All OneMind Dogs handling techniques include elements of seven key factors to support the dog’s movement on an agility course and make it as easy and effective as possible. In every handling technique we try to get all the elements to support the same thing. The handler should be consistent with the training and never give mixed signals to the dog.
Due to the size difference between the handler and the dog, the feet of the handler play more significant role in handling than the arms. The direction of the handler's toes, as well as the direction that he is taking his steps to, gives a lot of information to the dog. To understand what your dog actually sees, it is quite helpful to go down on the ground and observe the handling from the dog´s perspective.
You can use your feet to shape a turn, or to help the dog to commit to an obstacle, by taking a step towards the takeoff point. The direction of the feet is important for example when sending the dog to obstacles from a distance, sending the dog behind a jump, or in Lead-Outs.
The faster the dog is compared to the handler, the more important it is for the handler to learn to move effectively on the agility course. When developing the different handling techniques, we have been watching things from the dog's point of view, but we have paid attention also to the fact in each technique, every single step helps the handler to move effectively towards to the next sequence.

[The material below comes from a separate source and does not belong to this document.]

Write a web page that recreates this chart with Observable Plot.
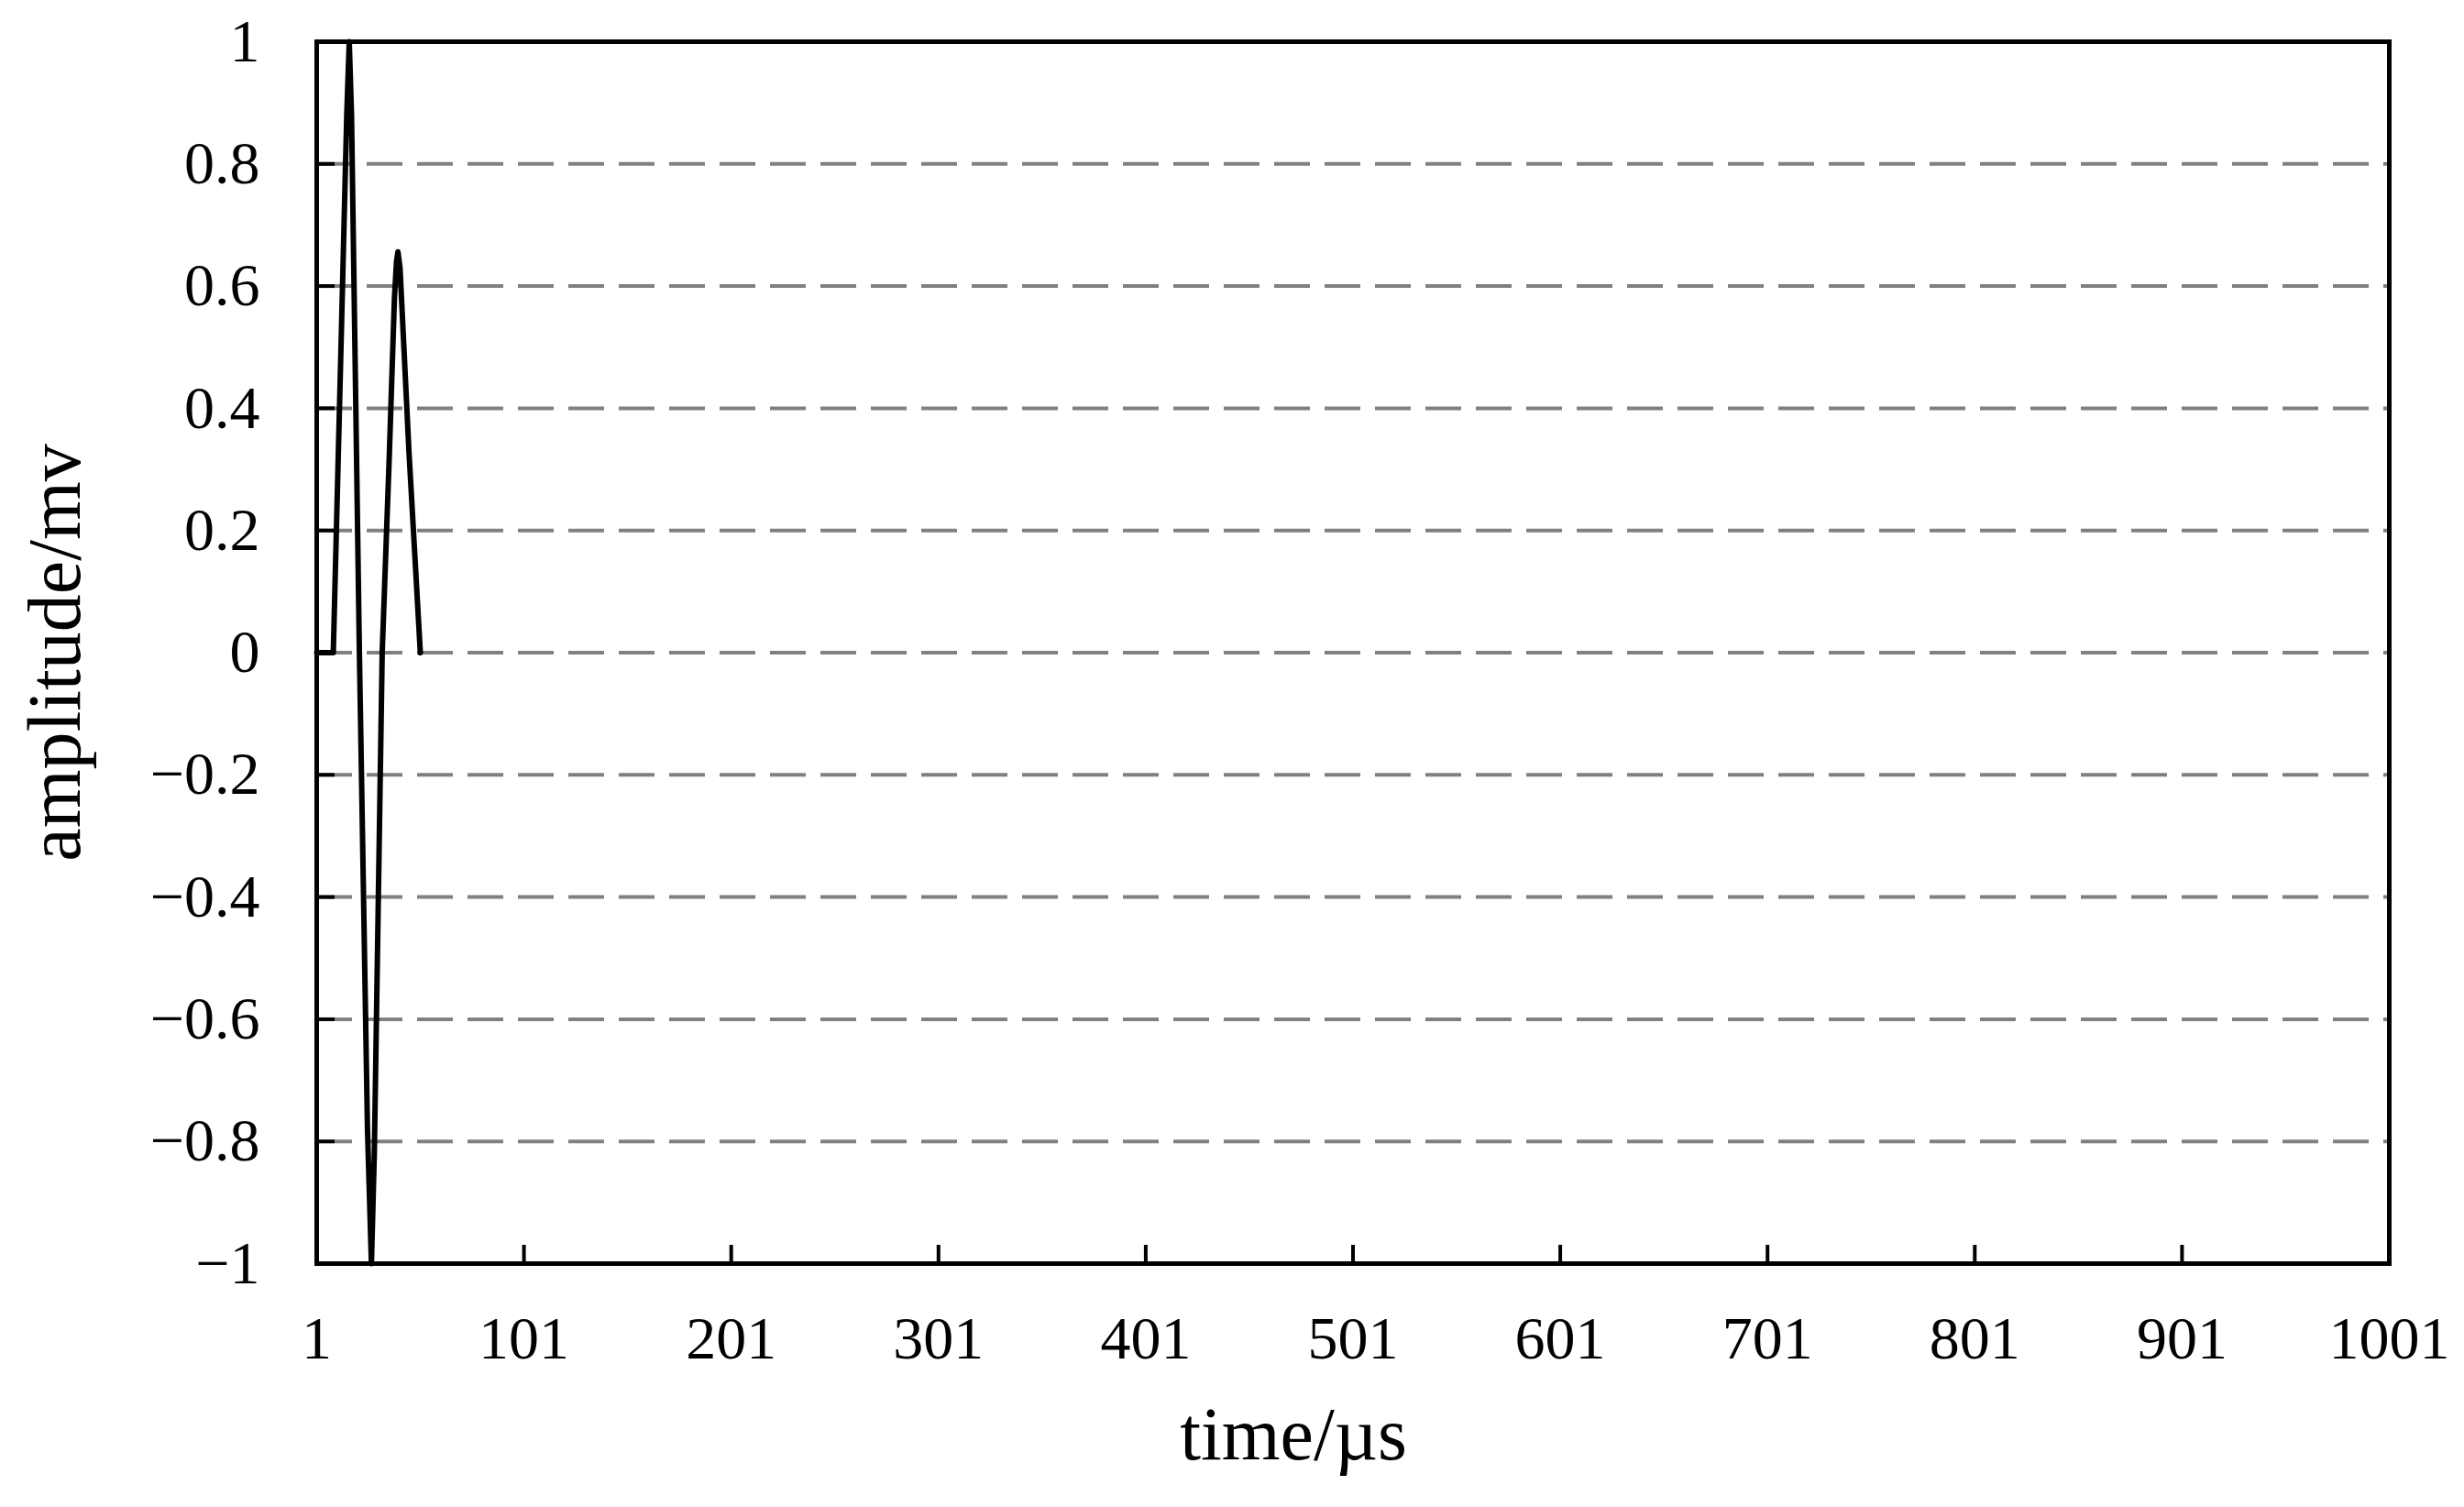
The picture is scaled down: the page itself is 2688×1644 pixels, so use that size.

By learning the correct patterns for your steps, you can gain a huge advantage and make the transitions on the course faster and smoother.
Understanding the influence of different elements has enabled us to demonstrate what is, from the dog´s point of view, a good way to execute the techniques. On the OneMind Dogs handling technique videos the use and the influence of all seven elements are always presented individually. We also introduce the most common mistakes in execution of the techniques shown in the videos. The goal is to give the viewer a complete understanding of how each element works, and to demonstrate what impact variations have on the dog´s performance.